Ashley wanted to learn to make soap and Alisha was gung ho too. So they set about gathering materials and supplies. Luckily, I have a lot of lye stockpiled for just that purpose so that essential ingredient was at hand as well as canned lard. I explained it would take a lot of stirring but they went ahead. All turned out well and they were very excited about the end result. I helped out by explaining what was happening and what to do next; what “trace” meant (when the thickening liquid soap thickens to the point a drizzled line from a spoon will stay on top of the mixture) and when to pour it into the molds. It took an hour and half to stir to trace. It didn’t help that it was 85° F in the house! Finally I got a big bowl of very cold water to set the soap bowl in and trace was quickly reached. Today they’ll cut the bars and set it out on pantry shelves to cure and dry. It will have to be flipped over several times to dry thoroughly for several weeks. Yea — A new skill learned!
Our main garden is fantastic! The corn is now chest high, which seems impossible as it was thigh high only a few days ago! There are little beans on the vines as well as blossoms on the Bliss Triumph potatoes. Wow, the garden really likes the weather we’ve had so far this year.

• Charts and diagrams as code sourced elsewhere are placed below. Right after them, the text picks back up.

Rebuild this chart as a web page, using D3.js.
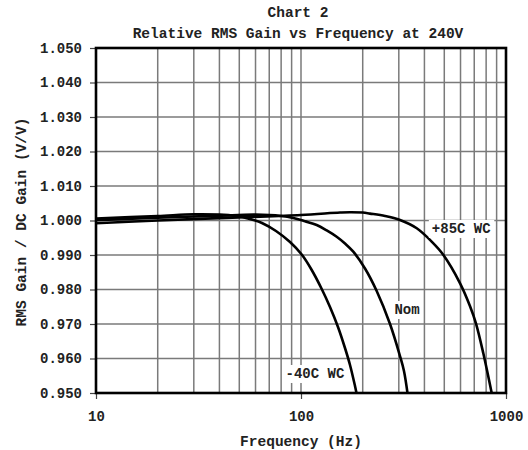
<!DOCTYPE html>
<html><head><meta charset="utf-8">
<script src="https://cdn.jsdelivr.net/npm/d3@7"></script>
<style>
body{margin:0;background:#fff;}
text{font-family:"Liberation Mono","Courier New",monospace;font-weight:bold;fill:#222;}
</style></head>
<body><svg id="c" width="528" height="450"></svg>
<script>
const titleMain = "Chart 2";
const titleSub = "Relative RMS Gain vs Frequency at 240V";
const xLabel = "Frequency (Hz)";
const yLabel = "RMS Gain / DC Gain (V/V)";
const xTickValues = [10, 100, 1000];
const xGridValues = [20,30,40,50,60,70,80,90,100,200,300,400,500,600,700,800,900];
const yTickValues = [0.95,0.96,0.97,0.98,0.99,1.00,1.01,1.02,1.03,1.04,1.05];

const freqM40 = [10, 20, 30, 40, 48, 55.1, 64.5, 75.5, 88.4, 100.8, 112.8, 126.2, 138.5, 151.5, 163.9, 173.4, 183.4, 186.5];
const gainM40 = [1.0006, 1.0013, 1.0018, 1.0017, 1.0013, 1.0006, 0.99928, 0.99696, 0.99377, 0.99014, 0.98565, 0.98014, 0.97493, 0.96913, 0.96304, 0.95812, 0.95203, 0.9500];

const freqNom = [10, 20, 40, 60, 80, 91.7, 104.6, 119.3, 133.5, 149.3, 163.9, 179.9, 205.2, 234.0, 271.8, 304.0, 317.9, 330.7];
const gainNom = [1.0001, 1.0008, 1.0014, 1.0017, 1.0013, 1.00072, 0.99977, 0.9987, 0.99713, 0.9953, 0.99333, 0.99096, 0.98609, 0.97957, 0.9700, 0.96072, 0.95638, 0.9500];

const freqP85 = [10, 20, 50, 100, 155, 173, 200, 217, 257, 304, 367, 434, 495, 597, 667, 714, 775, 851.5];
const gainP85 = [0.9992, 1.0000, 1.0009, 1.0016, 1.0023, 1.0024, 1.0023, 1.0020, 1.0013, 1.00014, 0.99774, 0.99386, 0.9900, 0.9818, 0.97522, 0.97014, 0.96151, 0.9500];

const seriesLabels = ["-40C WC", "Nom", "+85C WC"];
const labelFreq = [117, 329, 605];
const labelGain = [0.9558, 0.97435, 0.99783];

const svg = d3.select("#c");
const L = 96, R = 506, T = 48, B = 393;
const x = d3.scaleLog().domain([10, 1000]).range([L, R]);
const y = d3.scaleLinear().domain([0.95, 1.05]).range([B, T]);

svg.append("text").attr("x", 298).attr("y", 17).attr("text-anchor", "middle").style("font-size", "14.5px").text(titleMain);
svg.append("text").attr("x", 298).attr("y", 38).attr("text-anchor", "middle").style("font-size", "14.5px").text(titleSub);

const g = svg.append("g");
g.selectAll(".vg").data(xGridValues).enter().append("line")
  .attr("x1", d => x(d)).attr("x2", d => x(d)).attr("y1", T).attr("y2", B)
  .attr("stroke", "#7a7a7a").attr("stroke-width", 1.5);
g.selectAll(".hg").data(yTickValues.slice(1, -1)).enter().append("line")
  .attr("x1", L).attr("x2", R).attr("y1", d => y(d)).attr("y2", d => y(d))
  .attr("stroke", "#7a7a7a").attr("stroke-width", 1.5);

const yAxis = d3.axisLeft(y).tickValues(yTickValues).tickFormat(d3.format(".3f")).tickSize(6).tickPadding(8);
const ya = svg.append("g").attr("transform", `translate(${L},0)`).call(yAxis);
ya.select(".domain").remove();
ya.selectAll("line").attr("stroke", "#444").attr("stroke-width", 1.2);
ya.selectAll("text").style("font-size", "14px").style("font-family", "Liberation Mono").style("font-weight", "bold").attr("fill", "#222");

const xAxis = d3.axisBottom(x).tickValues(xTickValues).tickFormat(d3.format("d")).tickSize(6).tickPadding(12);
const xa = svg.append("g").attr("transform", `translate(0,${B})`).call(xAxis);
xa.select(".domain").remove();
xa.selectAll("line").attr("stroke", "#444").attr("stroke-width", 1.2);
xa.selectAll("text").style("font-size", "14px").style("font-family", "Liberation Mono").style("font-weight", "bold").attr("fill", "#222");

svg.append("text").attr("x", (L + R) / 2).attr("y", 446).attr("text-anchor", "middle").style("font-size", "14.5px").text(xLabel);
svg.append("text").attr("transform", "translate(26,222) rotate(-90)").attr("text-anchor", "middle").style("font-size", "14.5px").text(yLabel);

svg.append("clipPath").attr("id", "clip").append("rect").attr("x", L).attr("y", T).attr("width", R - L).attr("height", B - T);

const line = d3.line().x(d => x(d[0])).y(d => y(d[1])).curve(d3.curveCatmullRom.alpha(0.5));
const series = [[freqM40, gainM40], [freqNom, gainNom], [freqP85, gainP85]];
const cg = svg.append("g").attr("clip-path", "url(#clip)");
series.forEach(([f, v]) => {
  cg.append("path").datum(f.map((d, i) => [d, v[i]])).attr("d", line)
    .attr("fill", "none").attr("stroke", "#000").attr("stroke-width", 2.6);
});

seriesLabels.forEach((s, i) => {
  const t = svg.append("text").attr("x", x(labelFreq[i])).attr("y", y(labelGain[i]) + 5)
    .attr("text-anchor", "middle").style("font-size", "14px").text(s);
  const bb = t.node().getBBox();
  svg.insert("rect", () => t.node()).attr("x", bb.x - 3).attr("y", bb.y - 1).attr("width", bb.width + 6).attr("height", bb.height + 2).attr("fill", "#fff");
});

svg.append("rect").attr("x", L).attr("y", T).attr("width", R - L).attr("height", B - T)
  .attr("fill", "none").attr("stroke", "#000").attr("stroke-width", 2.6);
</script></body></html>
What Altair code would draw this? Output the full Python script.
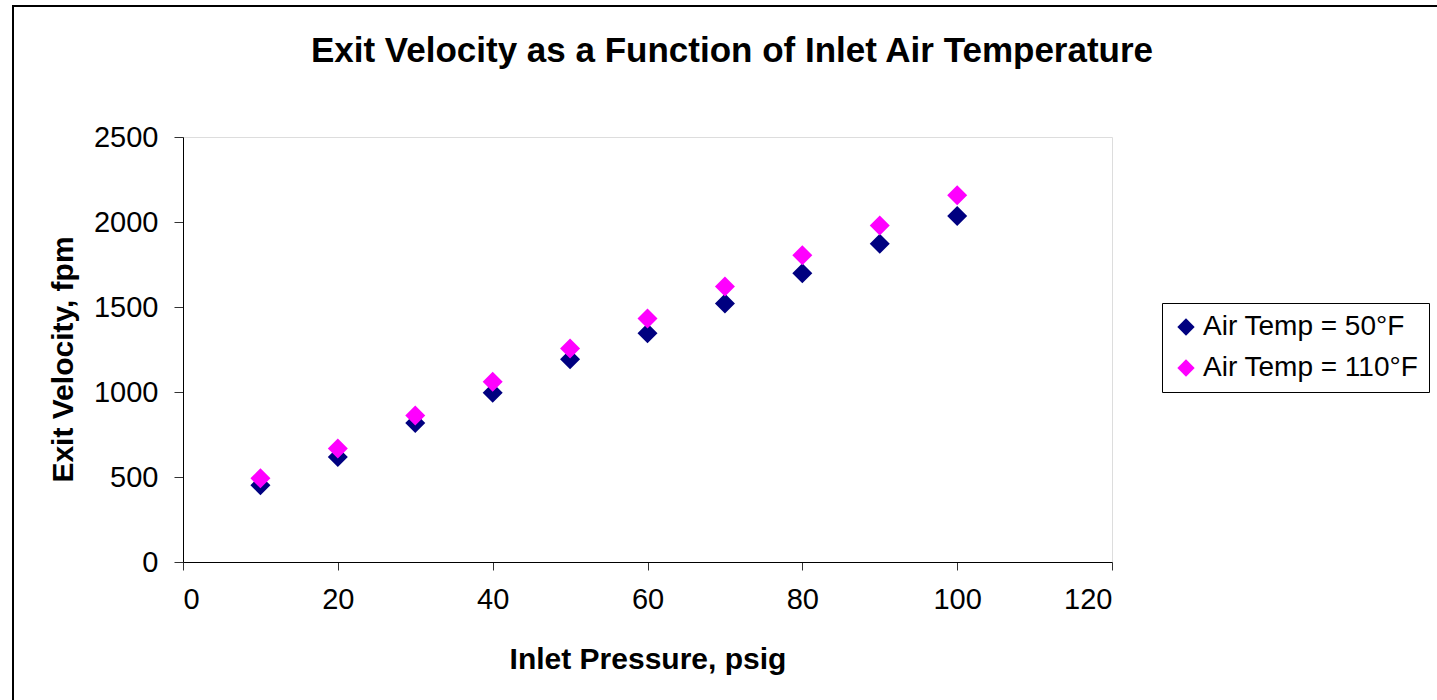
import altair as alt
import pandas as pd

pressure = [10, 20, 30, 40, 50, 60, 70, 80, 90, 100]
vel_50 = [452, 618, 818, 995, 1192, 1345, 1520, 1698, 1872, 2036]
vel_110 = [492, 668, 862, 1060, 1256, 1432, 1620, 1805, 1980, 2157]
series_names = ["Air Temp = 50°F", "Air Temp = 110°F"]
series_colors = ["#000080", "#FF00FF"]
title_text = "Exit Velocity as a Function of Inlet Air Temperature"

FONT = "Liberation Sans"

rows = []
for p, v in zip(pressure, vel_50):
    rows.append({"p": p, "v": v, "s": series_names[0], "o": 0})
for p, v in zip(pressure, vel_110):
    rows.append({"p": p, "v": v, "s": series_names[1], "o": 1})
df = pd.DataFrame(rows)

points = alt.Chart(df).mark_point(shape="diamond", filled=True, size=400, opacity=1).encode(
    x=alt.X("p:Q", scale=alt.Scale(domain=[0, 120], nice=False),
            axis=alt.Axis(values=[0, 20, 40, 60, 80, 100, 120], format="d", title="Inlet Pressure, psig",
                          grid=False, domainColor="black", tickColor="#333333", tickSize=8,
                          labelFontSize=29, labelColor="black", labelPadding=15, labelFont=FONT,
                          titleFont=FONT, titleFontSize=30, titleFontWeight="bold", titleColor="black",
                          titleY=106, titleBaseline="alphabetic")),
    y=alt.Y("v:Q", scale=alt.Scale(domain=[0, 2500], nice=False),
            axis=alt.Axis(values=[0, 500, 1000, 1500, 2000, 2500], format="d", title="Exit Velocity, fpm",
                          grid=False, domainColor="black", tickColor="#333333", tickSize=9,
                          labelFontSize=29, labelColor="black", labelPadding=16, labelFont=FONT,
                          titleFont=FONT, titleFontSize=30, titleFontWeight="bold", titleColor="black",
                          titleX=-111, titleY=222, titleBaseline="alphabetic", titleAngle=270)),
    color=alt.Color("s:N", sort=series_names,
                    scale=alt.Scale(domain=series_names, range=series_colors),
                    legend=alt.Legend(title=None, orient="none", legendX=979, legendY=166,
                                      strokeColor="black", padding=10,
                                      labelFontSize=28, labelFont=FONT, labelColor="black",
                                      labelLimit=400,
                                      symbolSize=300, symbolType="diamond", rowPadding=13,
                                      labelOffset=3, fillColor="white")),
    order=alt.Order("o:Q"),
)

frame = alt.Chart(pd.DataFrame({"a": [0]})).mark_rect(fillOpacity=0, stroke="black", strokeWidth=2).encode(
    x=alt.value(-170), x2=alt.value(1400), y=alt.value(-131), y2=alt.value(700)
)

title = alt.Chart(pd.DataFrame({"t": [title_text]})).mark_text(
    font=FONT, fontSize=35, fontWeight="bold", color="black", align="center", baseline="alphabetic"
).encode(x=alt.value(549), y=alt.value(-75), text="t:N")

chart = alt.layer(frame, title, points).properties(
    width=929, height=425,
    autosize=alt.AutoSizeParams(type="none"),
    padding={"left": 183, "top": 137, "right": 325, "bottom": 138},
).configure_view(stroke="#808080", strokeWidth=1).configure(background="white")

chart.save("out.html", embed_options={"renderer": "svg", "actions": False})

I went out to check on our Central garden and found our horses and mule standing in the shade of trees next to the fence, lazily swishing flies. They wondered if I had something to eat then went back to horse naps. Unfortunately, a cow had gotten Will’s Central garden fence worked loose in one corner and had wandered in the wet soil, munching and trampling some corn and sunflowers. Oh oh! Luckily, she didn’t eat much and HAD gotten back out … probably when her belly was full. So now Will’s down putting clips on the stock panels — not just tying a “temporary” wire to each end. That’s what happens when you move on from a temporary task to another one. Cows are SO smart.